Proxima by Stephen Baxter
My rating: 5 of 5 stars
I kinda dropped off the Stephen Baxter map for a good decade while he was writing about things that were mostly on the earth or in the far past, but before then, I was a die hard fan. Sure, I was always mildly or slightly more annoyed with the characters sometimes for various reasons usually regarding subtlety, but when it came to any portion of the universe he was making, I was always enraptured like all the best captive audiences alive.
No, this isn't a galaxy-wide naked singularity allowing egress from our dying universe. This isn't a colony within an altered universe filled with so many bright stars it drowns out the darkness. We're not even living on the nano-scale on the surface of a neutron star. (Yeah, those are some of his actual novels.)
But we do have a truly Baxter novel of a far-future universal mind preserving *us* and some of our neighboring stars as their universe fades away.

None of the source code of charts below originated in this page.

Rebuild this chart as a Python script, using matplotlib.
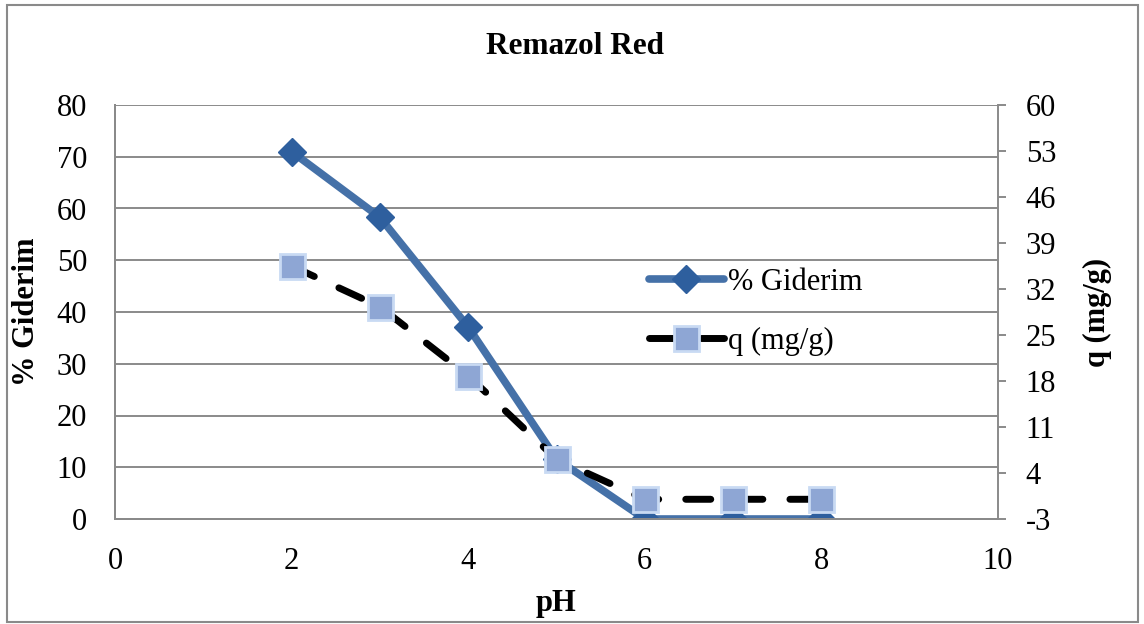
import matplotlib.pyplot as plt
from matplotlib.patches import Rectangle

plt.rcParams['font.family'] = ['Liberation Serif', 'DejaVu Serif']
plt.rcParams['axes.unicode_minus'] = False

ph = [2, 3, 4, 5, 6, 7, 8]
giderim = [71.0, 58.3, 37.1, 11.6, 0, 0, 0]
q = [35.5, 29.3, 18.8, 6.1, 0.0, 0.0, 0.0]

left_ticks = [0, 10, 20, 30, 40, 50, 60, 70, 80]
right_ticks = [-3, 4, 11, 18, 25, 32, 39, 46, 53, 60]
x_ticks = [0, 2, 4, 6, 8, 10]

W, H = 1144, 624
fig = plt.figure(figsize=(W / 100, H / 100), dpi=100)
ax1 = fig.add_axes([115 / W, 1 - 519 / H, 883 / W, 414 / H])
ax2 = ax1.twinx()

grey = '#8a8a8a'

ax1.set_xlim(0, 10)
ax1.set_ylim(0, 80)
ax2.set_ylim(-3, 60)
ax1.set_xticks(x_ticks)
ax1.set_yticks(left_ticks)
ax2.set_yticks(right_ticks)

for y in left_ticks[1:]:
    ax1.axhline(y, color=grey, lw=1.4, zorder=0)

for ax in (ax1, ax2):
    for s in ax.spines.values():
        s.set_color(grey)
        s.set_linewidth(1.4)
    ax.spines['top'].set_visible(False)
ax1.spines['right'].set_visible(False)
ax1.tick_params(axis='y', length=0, labelsize=22, pad=20)
ax1.tick_params(axis='x', length=0, labelsize=22, pad=20)
ax2.tick_params(axis='y', direction='out', length=6, width=1.4, color=grey,
                labelsize=22, pad=14)

l1, = ax1.plot(ph, giderim, color='#4571a8', lw=5.5, marker='D', ms=14,
               mfc='#2e5f9e', mec='#2e5f9e', solid_capstyle='round',
               label='% Giderim', zorder=3)
ax2.set_zorder(ax1.get_zorder() + 1)
ax2.patch.set_visible(False)
l2, = ax2.plot(ph, q, color='black', lw=5, ls=(0, (3.6, 3.9)),
               dash_capstyle='round', marker='s', ms=18,
               mfc='#8ea6d4', mec='#c9daf3', mew=2, label='q (mg/g)',
               zorder=4)

# axis titles placed by hand, like the Excel original
fig.text(556 / W, 1 - 603 / H, 'pH', ha='center', va='center',
         fontsize=22, fontweight='bold')
fig.text(27 / W, 1 - 312 / H, '% Giderim', ha='center', va='center',
         rotation=90, fontsize=22, fontweight='bold')
fig.text(1097 / W, 1 - 312 / H, 'q (mg/g)', ha='center', va='center',
         rotation=90, fontsize=22, fontweight='bold')
fig.text(575 / W, 1 - 47 / H, 'Remazol Red', ha='center', va='center',
         fontsize=22.5, fontweight='bold')

fig.legend(handles=[l1, l2], loc='upper left',
           bbox_to_anchor=(649 / W, 1 - 268 / H), frameon=False,
           fontsize=22, handlelength=2.45, handletextpad=0.15,
           labelspacing=0.98, borderpad=0, borderaxespad=0)

fig.patches.append(Rectangle((7 / W, 2 / H), 1131 / W, 617 / H,
                             transform=fig.transFigure, fill=False,
                             edgecolor=grey, lw=1.5))

fig.savefig('out.png', dpi=100)
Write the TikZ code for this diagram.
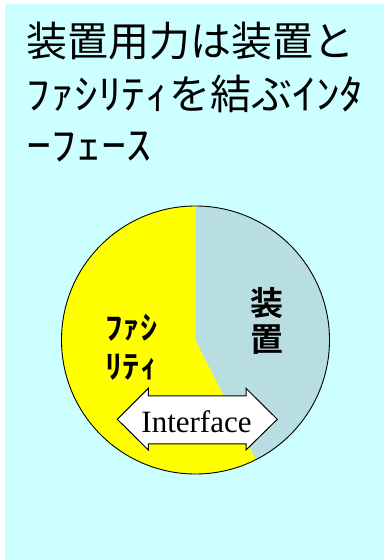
\documentclass[tikz,border=0pt]{standalone}
\usepackage{graphicx}
\usepackage{fontspec}
\setmainfont{Liberation Serif}
\newfontfamily\jp{Noto Sans CJK JP}
\newfontfamily\jpb{Noto Sans CJK JP Bold}
\newcommand{\kwide}[1]{\scalebox{1.16}[1]{#1}}
\definecolor{bgcyan}{RGB}{204,255,255}
\definecolor{slicegray}{RGB}{185,222,226}
\definecolor{pieyellow}{RGB}{255,255,0}
\tikzset{
  titletext/.style={anchor=west, inner sep=0pt, font=\jp\fontsize{41}{41}\selectfont},
  labeltext/.style={anchor=center, inner sep=0pt, font=\jpb\fontsize{32}{32}\selectfont},
  kanjitext/.style={anchor=center, inner sep=0pt, font=\jpb\fontsize{33}{33}\selectfont},
}
\begin{document}
\begin{tikzpicture}[x=1pt,y=1pt]
\useasboundingbox (0,0) rectangle (385,560);
\fill[white] (0,0) rectangle (385,560);
\fill[bgcyan] (5,0) rectangle (384,556);
% title
\node[titletext] (t1) at (26.5,518.5) {装置用力は装置と};
\node[titletext] (t2) at (26.5,466) {\kwide{ﾌｧｼﾘﾃｨ}を結ぶ\kwide{ｲﾝﾀ}};
\node[titletext] (t3) at (26.5,413) {\scalebox{1.22}[1]{ｰﾌｪｰｽ}};
% pie
\coordinate (c) at (195.5,220);
\fill[pieyellow] (c) circle[radius=134];
\fill[slicegray] (c) -- ++(90:134) arc[start angle=90, end angle=-63.2, radius=134] -- cycle;
\draw[black, line width=0.9pt] (c) circle[radius=134];
% arrow
\draw[fill=white, line width=1pt, line join=miter]
  (117.3,140.7) -- (148.3,171.7) -- (148.3,164) -- (246,164) -- (246,171.7)
  -- (277.3,140.7) -- (246,110) -- (246,116) -- (148.3,116) -- (148.3,110) -- cycle;
\node[anchor=base, inner sep=0pt, font=\fontsize{31}{31}\selectfont] (iface) at (196.5,127.7) {Interface};
% labels
\node[labeltext] (f1) at (131.5,232.5) {\scalebox{1.08}[1]{ﾌｧｼ}};
\node[labeltext] (f2) at (131.5,193) {\scalebox{1.08}[1]{ﾘﾃｨ}};
\node[kanjitext] (k1) at (267,257) {装};
\node[kanjitext] (k2) at (267,220) {置};
\end{tikzpicture}
\end{document}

Not that we know that within the text. Nope, we're actually explorers making it to a nearby dwarf star, Proxima, and settling upon a tidally-locked planet with very interesting alien life, and just below the surface, there's some rather interesting things going on. You know, like stargates and stuff. And let's not forget what we found on Mercury! Or the fact that our AIs are just a bit more effective and interesting than they really have a right to be. Or that whole timeline narratives sometimes get jolted in the proximity of those space-time useful bits we found on Mercury. No, no, let's forget about all that.
Because, after all, even if this is mostly a great exploration novel, it's also a huge chunk of an interplanetary politics novel right here at home that ramps up to have some rather fascinating and hard-hitting stupidness. Stupid on multiple levels. (Because all war is stupid. Especially when we're all just a part of some universal mind. :)
Seriously, I never should doubt this guy. I think this was pretty much a home run SF on the idea front.
The characters with a few caveats were all rather decent for Baxter, but I've never really expected all that much, so I am admitting that I am biased. :) I loved the exploration AI, though. No problems there. Intelligence is a function of curiosity, indeed. That core intelligence is practically dragging me to the next book in this SF all by itself.
Well, not really. I wanna soooo meet the far far future intelligence. :)
Like I said, home-run!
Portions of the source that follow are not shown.